As the weather hardens towards frost, the world begins to improve for Edinburgh people. We enjoy superb, sub-arctic sunsets, with the profile of the city stamped in indigo upon a sky of luminous green. The wind may still be cold, but there is a briskness in the air that stirs good blood. People do not all look equally sour and downcast. They fall into two divisions: one, the knight of the blue face and hollow paunch, whom Winter has gotten by the vitals; the other well lined with New-year's fare, conscious of the touch of cold on his periphery, but stepping through it by the glow of his internal fires. Such an one I remember, triply cased in grease, whom no extremity of temperature could vanquish. "Well," would be his jovial salutation, "here's a sneezer!" And the look of these warm fellows is tonic, and upholds their drooping fellow-townsmen.
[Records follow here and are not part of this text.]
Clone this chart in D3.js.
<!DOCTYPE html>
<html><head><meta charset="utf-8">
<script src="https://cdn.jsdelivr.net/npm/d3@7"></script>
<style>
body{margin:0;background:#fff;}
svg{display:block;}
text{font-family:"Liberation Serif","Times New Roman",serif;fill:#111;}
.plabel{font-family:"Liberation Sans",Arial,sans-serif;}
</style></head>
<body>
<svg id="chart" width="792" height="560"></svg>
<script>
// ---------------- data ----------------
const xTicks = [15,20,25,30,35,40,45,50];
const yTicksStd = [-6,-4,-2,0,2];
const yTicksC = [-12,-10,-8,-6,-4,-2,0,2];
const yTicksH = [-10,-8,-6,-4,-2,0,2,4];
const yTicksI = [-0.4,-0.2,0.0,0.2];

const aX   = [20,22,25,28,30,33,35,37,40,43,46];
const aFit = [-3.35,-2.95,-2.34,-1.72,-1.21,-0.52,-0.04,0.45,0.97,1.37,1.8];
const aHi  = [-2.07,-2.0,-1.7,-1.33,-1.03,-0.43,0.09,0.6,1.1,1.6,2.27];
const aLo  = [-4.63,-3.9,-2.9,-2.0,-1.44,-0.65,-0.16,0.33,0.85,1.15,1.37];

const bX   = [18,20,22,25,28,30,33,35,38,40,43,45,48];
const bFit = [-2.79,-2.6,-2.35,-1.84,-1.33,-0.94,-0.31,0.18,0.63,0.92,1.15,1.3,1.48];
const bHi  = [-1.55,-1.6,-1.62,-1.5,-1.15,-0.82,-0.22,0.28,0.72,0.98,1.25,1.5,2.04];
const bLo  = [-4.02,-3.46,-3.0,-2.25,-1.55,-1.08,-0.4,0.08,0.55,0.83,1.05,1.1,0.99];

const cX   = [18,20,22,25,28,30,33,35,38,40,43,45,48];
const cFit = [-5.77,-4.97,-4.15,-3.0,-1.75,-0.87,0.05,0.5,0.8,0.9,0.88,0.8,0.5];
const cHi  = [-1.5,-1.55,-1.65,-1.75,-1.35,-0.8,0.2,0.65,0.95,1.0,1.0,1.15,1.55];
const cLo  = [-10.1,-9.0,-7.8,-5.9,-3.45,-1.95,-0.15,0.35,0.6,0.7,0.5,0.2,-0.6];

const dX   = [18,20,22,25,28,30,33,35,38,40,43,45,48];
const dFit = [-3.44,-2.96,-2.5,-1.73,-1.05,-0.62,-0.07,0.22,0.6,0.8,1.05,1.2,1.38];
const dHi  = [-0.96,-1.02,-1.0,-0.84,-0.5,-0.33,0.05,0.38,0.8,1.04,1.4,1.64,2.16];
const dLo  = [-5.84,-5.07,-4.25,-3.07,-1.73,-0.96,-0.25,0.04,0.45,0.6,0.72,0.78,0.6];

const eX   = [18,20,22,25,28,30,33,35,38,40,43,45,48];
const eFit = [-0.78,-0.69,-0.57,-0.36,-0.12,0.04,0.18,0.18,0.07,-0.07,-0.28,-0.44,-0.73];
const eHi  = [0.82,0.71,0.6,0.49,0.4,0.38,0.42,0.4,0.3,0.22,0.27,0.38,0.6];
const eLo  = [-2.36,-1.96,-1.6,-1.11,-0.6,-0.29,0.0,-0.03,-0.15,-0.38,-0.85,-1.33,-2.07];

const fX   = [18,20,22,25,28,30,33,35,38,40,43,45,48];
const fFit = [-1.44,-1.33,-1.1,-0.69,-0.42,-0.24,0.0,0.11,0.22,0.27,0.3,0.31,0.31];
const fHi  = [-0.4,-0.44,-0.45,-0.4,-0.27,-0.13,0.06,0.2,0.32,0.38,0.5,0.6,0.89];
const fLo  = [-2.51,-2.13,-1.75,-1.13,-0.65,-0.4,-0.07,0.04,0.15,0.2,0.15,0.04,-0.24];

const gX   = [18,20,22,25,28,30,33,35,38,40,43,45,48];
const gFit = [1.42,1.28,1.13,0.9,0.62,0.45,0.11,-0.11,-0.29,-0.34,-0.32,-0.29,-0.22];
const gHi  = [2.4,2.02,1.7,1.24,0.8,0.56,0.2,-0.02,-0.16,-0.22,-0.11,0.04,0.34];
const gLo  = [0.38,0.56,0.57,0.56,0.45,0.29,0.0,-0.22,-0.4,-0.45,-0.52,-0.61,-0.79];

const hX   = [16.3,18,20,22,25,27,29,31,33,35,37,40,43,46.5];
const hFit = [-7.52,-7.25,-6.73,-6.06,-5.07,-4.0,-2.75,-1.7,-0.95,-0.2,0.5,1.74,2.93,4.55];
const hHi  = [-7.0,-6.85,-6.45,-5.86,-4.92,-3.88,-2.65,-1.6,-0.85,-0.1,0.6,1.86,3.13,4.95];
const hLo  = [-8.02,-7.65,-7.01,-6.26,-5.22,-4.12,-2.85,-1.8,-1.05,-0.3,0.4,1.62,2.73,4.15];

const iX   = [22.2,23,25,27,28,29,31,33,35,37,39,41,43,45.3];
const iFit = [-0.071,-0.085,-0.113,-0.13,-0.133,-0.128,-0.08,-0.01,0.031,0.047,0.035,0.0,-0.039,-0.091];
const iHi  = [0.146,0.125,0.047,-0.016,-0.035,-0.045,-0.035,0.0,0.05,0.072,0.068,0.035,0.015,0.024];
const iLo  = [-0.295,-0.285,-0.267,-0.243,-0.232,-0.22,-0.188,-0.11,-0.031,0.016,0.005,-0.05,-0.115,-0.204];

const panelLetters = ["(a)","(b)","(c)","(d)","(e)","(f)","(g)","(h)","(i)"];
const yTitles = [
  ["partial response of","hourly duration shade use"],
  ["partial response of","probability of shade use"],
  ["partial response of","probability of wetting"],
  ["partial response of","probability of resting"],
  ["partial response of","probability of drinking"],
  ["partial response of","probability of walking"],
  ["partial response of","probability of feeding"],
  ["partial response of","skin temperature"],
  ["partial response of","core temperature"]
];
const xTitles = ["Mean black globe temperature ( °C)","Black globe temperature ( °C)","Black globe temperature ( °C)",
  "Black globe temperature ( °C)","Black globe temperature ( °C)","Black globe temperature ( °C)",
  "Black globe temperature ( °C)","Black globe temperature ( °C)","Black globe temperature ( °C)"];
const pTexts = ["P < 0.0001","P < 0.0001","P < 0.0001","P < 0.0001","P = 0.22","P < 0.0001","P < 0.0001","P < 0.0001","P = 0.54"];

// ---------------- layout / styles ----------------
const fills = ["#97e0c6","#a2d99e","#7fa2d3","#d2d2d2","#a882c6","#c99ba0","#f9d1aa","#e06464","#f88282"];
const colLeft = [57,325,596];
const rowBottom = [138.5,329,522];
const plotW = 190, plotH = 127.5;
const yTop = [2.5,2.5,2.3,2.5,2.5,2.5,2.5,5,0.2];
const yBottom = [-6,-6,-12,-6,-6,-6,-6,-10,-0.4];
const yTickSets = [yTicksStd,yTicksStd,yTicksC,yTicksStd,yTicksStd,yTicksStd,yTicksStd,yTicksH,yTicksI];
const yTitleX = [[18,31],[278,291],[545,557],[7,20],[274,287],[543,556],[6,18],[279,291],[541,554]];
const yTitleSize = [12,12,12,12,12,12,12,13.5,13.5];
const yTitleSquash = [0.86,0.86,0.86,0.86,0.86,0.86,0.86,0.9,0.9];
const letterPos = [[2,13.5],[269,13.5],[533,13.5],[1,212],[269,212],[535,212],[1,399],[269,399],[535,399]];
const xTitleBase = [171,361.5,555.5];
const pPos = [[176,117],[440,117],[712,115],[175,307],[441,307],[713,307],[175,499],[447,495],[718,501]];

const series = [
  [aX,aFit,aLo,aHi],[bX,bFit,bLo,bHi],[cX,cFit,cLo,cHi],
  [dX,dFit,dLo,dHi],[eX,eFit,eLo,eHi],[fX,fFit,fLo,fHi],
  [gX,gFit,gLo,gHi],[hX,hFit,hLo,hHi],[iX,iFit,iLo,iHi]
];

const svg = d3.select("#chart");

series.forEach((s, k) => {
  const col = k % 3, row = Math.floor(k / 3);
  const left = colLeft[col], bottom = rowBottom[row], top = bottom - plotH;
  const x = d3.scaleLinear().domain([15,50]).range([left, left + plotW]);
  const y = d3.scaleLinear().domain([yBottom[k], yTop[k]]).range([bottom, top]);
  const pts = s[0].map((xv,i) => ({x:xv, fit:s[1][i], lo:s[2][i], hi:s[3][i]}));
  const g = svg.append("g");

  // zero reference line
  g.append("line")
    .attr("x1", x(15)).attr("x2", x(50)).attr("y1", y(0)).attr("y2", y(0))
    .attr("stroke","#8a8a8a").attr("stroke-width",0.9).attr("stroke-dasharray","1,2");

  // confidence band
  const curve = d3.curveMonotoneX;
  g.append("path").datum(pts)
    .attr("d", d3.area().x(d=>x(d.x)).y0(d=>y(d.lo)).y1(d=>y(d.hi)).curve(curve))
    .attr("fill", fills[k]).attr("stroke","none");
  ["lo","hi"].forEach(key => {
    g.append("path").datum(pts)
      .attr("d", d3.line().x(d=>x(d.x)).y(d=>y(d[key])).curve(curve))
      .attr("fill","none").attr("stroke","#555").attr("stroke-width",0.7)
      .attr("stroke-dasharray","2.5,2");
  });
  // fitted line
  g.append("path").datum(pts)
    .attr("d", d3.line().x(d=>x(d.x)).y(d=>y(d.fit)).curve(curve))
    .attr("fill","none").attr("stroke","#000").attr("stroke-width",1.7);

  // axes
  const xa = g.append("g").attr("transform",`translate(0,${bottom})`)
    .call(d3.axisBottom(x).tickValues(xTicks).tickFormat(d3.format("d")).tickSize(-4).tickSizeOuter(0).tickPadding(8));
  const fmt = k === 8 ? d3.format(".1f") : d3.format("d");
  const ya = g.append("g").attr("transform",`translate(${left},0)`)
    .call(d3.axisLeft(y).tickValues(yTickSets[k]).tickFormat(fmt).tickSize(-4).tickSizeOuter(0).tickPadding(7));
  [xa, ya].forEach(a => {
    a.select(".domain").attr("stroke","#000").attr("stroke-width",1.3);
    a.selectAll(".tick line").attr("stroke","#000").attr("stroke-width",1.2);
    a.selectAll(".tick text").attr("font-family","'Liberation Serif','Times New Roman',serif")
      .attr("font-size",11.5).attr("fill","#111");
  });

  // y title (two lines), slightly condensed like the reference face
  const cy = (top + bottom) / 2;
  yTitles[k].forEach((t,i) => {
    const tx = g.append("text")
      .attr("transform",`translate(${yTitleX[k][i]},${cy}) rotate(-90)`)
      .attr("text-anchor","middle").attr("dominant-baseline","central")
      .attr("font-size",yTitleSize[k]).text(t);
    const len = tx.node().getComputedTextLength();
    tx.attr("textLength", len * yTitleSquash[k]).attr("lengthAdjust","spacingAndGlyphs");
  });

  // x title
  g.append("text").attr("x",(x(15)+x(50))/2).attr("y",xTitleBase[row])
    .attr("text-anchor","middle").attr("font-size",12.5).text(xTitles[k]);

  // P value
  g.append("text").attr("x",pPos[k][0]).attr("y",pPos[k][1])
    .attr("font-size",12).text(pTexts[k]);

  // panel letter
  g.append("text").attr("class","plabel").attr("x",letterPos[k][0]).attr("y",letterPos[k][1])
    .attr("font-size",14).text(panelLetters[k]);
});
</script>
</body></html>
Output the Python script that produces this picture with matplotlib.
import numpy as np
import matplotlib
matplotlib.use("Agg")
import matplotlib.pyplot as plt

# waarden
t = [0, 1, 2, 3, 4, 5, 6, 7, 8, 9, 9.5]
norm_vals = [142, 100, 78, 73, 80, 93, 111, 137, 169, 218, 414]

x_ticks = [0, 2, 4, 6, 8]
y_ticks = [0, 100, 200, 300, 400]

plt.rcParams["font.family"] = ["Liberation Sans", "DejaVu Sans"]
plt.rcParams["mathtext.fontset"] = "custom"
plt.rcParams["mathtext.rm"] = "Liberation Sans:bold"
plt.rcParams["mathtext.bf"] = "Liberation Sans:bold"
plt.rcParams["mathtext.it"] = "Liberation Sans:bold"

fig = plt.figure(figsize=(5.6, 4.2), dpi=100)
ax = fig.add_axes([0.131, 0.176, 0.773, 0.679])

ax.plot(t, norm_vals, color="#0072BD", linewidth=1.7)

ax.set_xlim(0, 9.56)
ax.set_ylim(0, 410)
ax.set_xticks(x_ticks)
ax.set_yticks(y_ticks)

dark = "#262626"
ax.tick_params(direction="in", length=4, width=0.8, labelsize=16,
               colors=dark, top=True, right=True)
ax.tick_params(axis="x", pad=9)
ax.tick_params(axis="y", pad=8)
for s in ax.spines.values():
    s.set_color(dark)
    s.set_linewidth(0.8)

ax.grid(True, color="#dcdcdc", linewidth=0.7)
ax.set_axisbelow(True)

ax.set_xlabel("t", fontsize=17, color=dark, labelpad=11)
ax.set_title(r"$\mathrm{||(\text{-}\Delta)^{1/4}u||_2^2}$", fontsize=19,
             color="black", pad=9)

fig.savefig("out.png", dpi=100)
There is yet another class who do not depend on corporal advantages, but support the winter in virtue of a brave and merry heart. One shivering evening, cold enough for frost but with too high a wind, and a little past sundown, when the lamps were beginning to enlarge their circles in the growing dusk, a brace of barefoot lassies were seen coming eastward in the teeth of the wind. If the one was as much as nine, the other was certainly not more than seven. They were miserably clad; and the pavement was so cold, you would have thought no one could lay a naked foot on it unflinching. Yet they came along waltzing, if you please, while the elder sang a tune to give them music. The person who saw this, and whose heart was full of bitterness at the moment, pocketed a reproof which has been of use to him ever since, and which he now hands on, with his good wishes, to the reader.